I think Sage screwed the pooch in the way it handled its non-core so far. Ordinarily, ""non-core"" means, ""we'll unload it when we find the right price"". And yet, Sage vigorously denied that interpretation. I guess they were trying to keep new sales from tanking, but they kept SLX swinging in the wind so long that sales tanked anyway.
So, now when they put out something like this do they really think people will believe them? Yes, the CRE products were rebranded, but that rebranding happened long before UK decided to carve off the non-core. Yes, CRE lives under mid-market, but I suspect that there are more admin reasons for that than there were for Scottsdale.

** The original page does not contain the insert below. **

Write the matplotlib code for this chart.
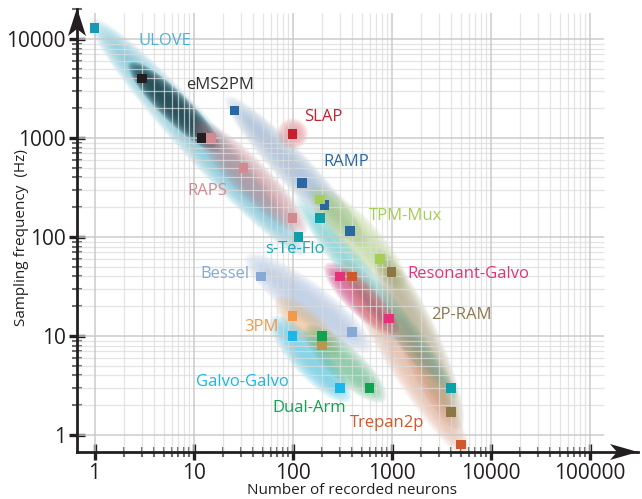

I was struck by the fact that the remote access demo at Sage centered on CRE products, but that was simply a technology demo; full implementation goes beyond that.
My guess? I think UK misjudged the US housing market. I have no doubt that its immolation in 2008 made CRE sales untenable. So last year around this time they decided that they'd cut and run. Now the building trades are doing pretty well. and they're rethinking it. I suspect CRE will be quietly moved off non-core later this year.